Wall Street tanked on weak regional manufacturing data. Dow Jones ended the day at 12,284.30 down by 142 points while Nasdaq is down by 27.32 points to 2,299.78. This is undoubtedly one of the toughest fights between the bull and the bear cartels witnessed in the last 2-3 years on the wall street. This year is make or break for the US Markets as the sound of recession increased by many decibels. And we believe the technical levels of 12,750(resistance) and 11,940(support) for Dow Jones will take the wall street to one side of the boat.
Japanese markets followed the big brother with Nikkei taking a initial plunge of 305.76 points at 13,382.52. We are more confident about the Japanese economy than the US economy given the recent GDP surprise.

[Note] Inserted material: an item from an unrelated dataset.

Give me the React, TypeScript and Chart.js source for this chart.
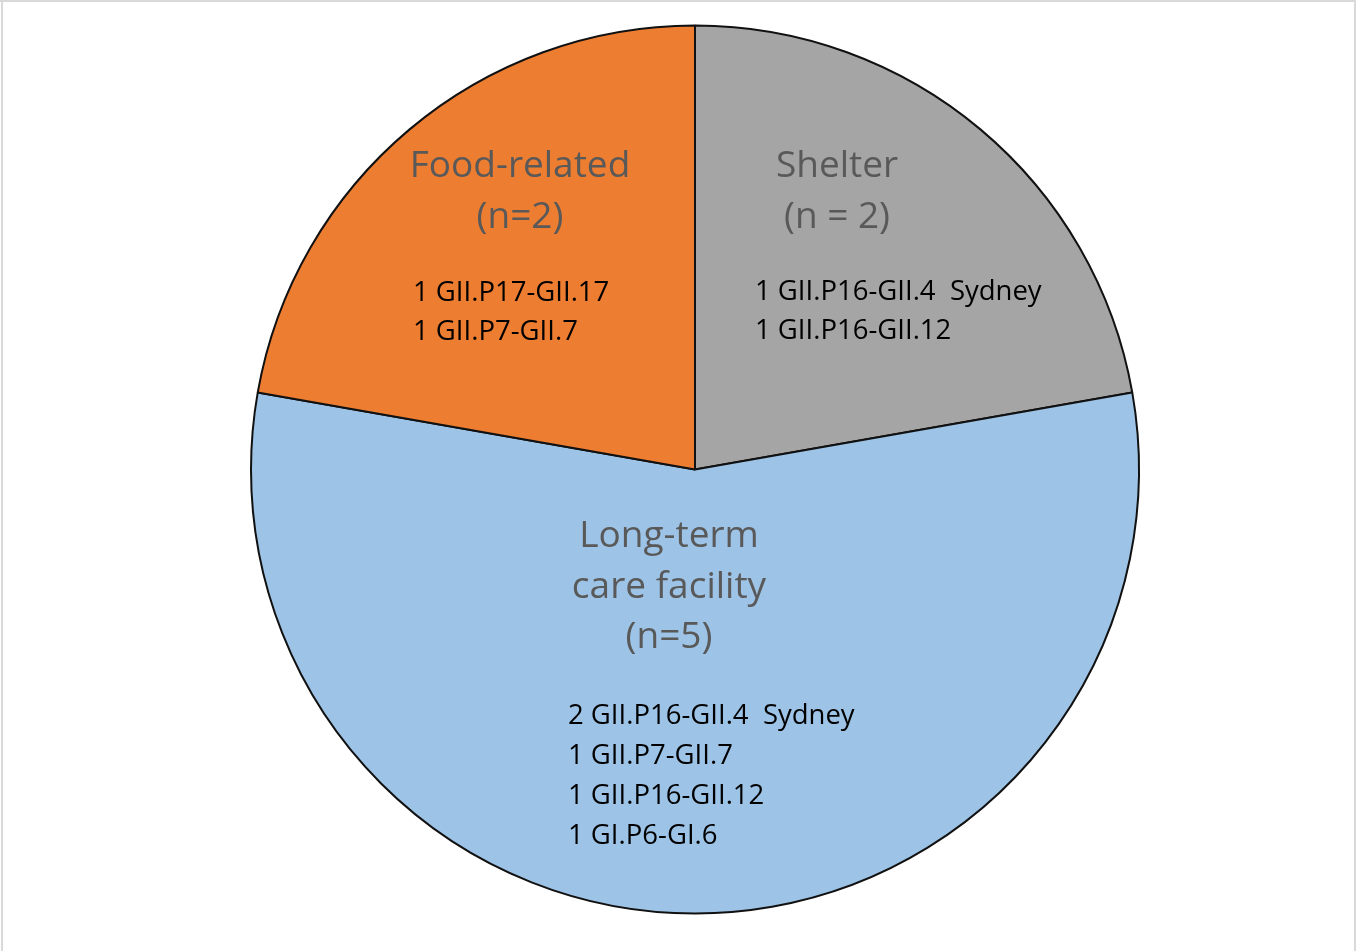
import React, { useEffect, useRef } from "react";
import { Chart, registerables } from "chart.js";

Chart.register(...registerables);

const categories = ["Shelter", "Long-term care facility", "Food-related"];
const counts = [2, 5, 2];
const titleLines = [
  ["Shelter", "(n = 2)"],
  ["Long-term", "care facility", "(n=5)"],
  ["Food-related", "(n=2)"],
];
const detailLines = [
  ["1 GII.P16-GII.4  Sydney", "1 GII.P16-GII.12"],
  ["2 GII.P16-GII.4  Sydney", "1 GII.P7-GII.7", "1 GII.P16-GII.12", "1 GI.P6-GI.6"],
  ["1 GII.P17-GII.17", "1 GII.P7-GII.7"],
];
const sliceColors = ["#A5A5A5", "#9DC3E6", "#ED7D31"];

// label layout: offsets relative to pie centre (pixels)
const LABEL_LAYOUT = [
  { titleX: 142, titleY: -303, titleGap: 51, detailX: 60, detailY: -177, detailGap: 39 },
  { titleX: -26, titleY: 67, titleGap: 50.5, detailX: -127, detailY: 247, detailGap: 40 },
  { titleX: -175, titleY: -303, titleGap: 51, detailX: -282, detailY: -176, detailGap: 39 },
];

const FONT = "'Open Sans', 'Liberation Sans', sans-serif";

const labelPlugin = {
  id: "sliceLabels",
  beforeDraw(chart: any) {
    const ctx = chart.ctx;
    ctx.save();
    ctx.fillStyle = "#ffffff";
    ctx.fillRect(0, 0, chart.width, chart.height);
    ctx.fillStyle = "#D9D9D9";
    ctx.fillRect(0, 0, chart.width, 2);
    ctx.fillRect(1, 0, 2, chart.height);
    ctx.fillRect(chart.width - 2, 0, 2, chart.height);
    ctx.restore();
  },
  afterDatasetsDraw(chart: any) {
    const ctx = chart.ctx;
    const meta = chart.getDatasetMeta(0);
    ctx.save();
    ctx.textBaseline = "middle";
    meta.data.forEach((arc: any, i: number) => {
      const L = LABEL_LAYOUT[i];
      const cx = arc.x;
      const cy = arc.y;
      ctx.font = `37px ${FONT}`;
      ctx.fillStyle = "#595959";
      ctx.textAlign = "center";
      titleLines[i].forEach((t, k) => {
        ctx.fillText(t, cx + L.titleX, cy + L.titleY + k * L.titleGap);
      });
      ctx.font = `27.5px ${FONT}`;
      ctx.fillStyle = "#000000";
      ctx.textAlign = "left";
      detailLines[i].forEach((t, k) => {
        ctx.fillText(t, cx + L.detailX, cy + L.detailY + k * L.detailGap);
      });
    });
    ctx.restore();
  },
};

export default function App() {
  const ref = useRef<HTMLCanvasElement | null>(null);
  useEffect(() => {
    document.body.style.margin = "0";
    if (!ref.current) return;
    const chart = new Chart(ref.current, {
      type: "pie",
      data: {
        labels: categories,
        datasets: [
          {
            data: counts,
            backgroundColor: sliceColors,
            borderColor: "#111111",
            borderWidth: 2,
          },
        ],
      },
      options: {
        responsive: false,
        animation: false,
        radius: 444,
        layout: { padding: { left: 34, right: 0, top: 0, bottom: 12 } },
        plugins: {
          legend: { display: false },
          tooltip: { enabled: false },
        },
      },
      plugins: [labelPlugin],
    });
    return () => chart.destroy();
  }, []);
  return (
    <div style={{ position: "absolute", left: 0, top: 0, width: 1356, height: 951 }}>
      <canvas ref={ref} width={1356} height={951} />
    </div>
  );
}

Indian Markets have never witnessed this kind of drag phase in the last 4 years. Not to say there are 3-4 thousand point plunges in the Sensex but the recoveries are smart enough barring this time. It is a million rupees question for Indian investors whether to get out of stocks or stay invested in the market. We believe there is absolutely no point in getting out of the market and we strongly take this as another prolonged bear cycle with in the bull phase. Stay invested but with more patience as things cannot turn overnight.
Technology stocks as expected rejoiced yesterday on weak rupee. Markets are likely to open down a big way but recovery from the lows is a certainity. Sensex is likely to lose somewhere between 200-300 points unless pre-budget rally sets in.
Government in an unprecedented move approved a fresh Rs 500 crore assistance to help exporters after a Rs 300 crores alloted recently. Textiles and farm product related companies are likely to benefit immensely from the forthcoming budget. Infrastructure and logistics are the other sectors to watch for in the budget.
Definitely not the right markets to trade but definitely right time for a long term investment. Have a great day.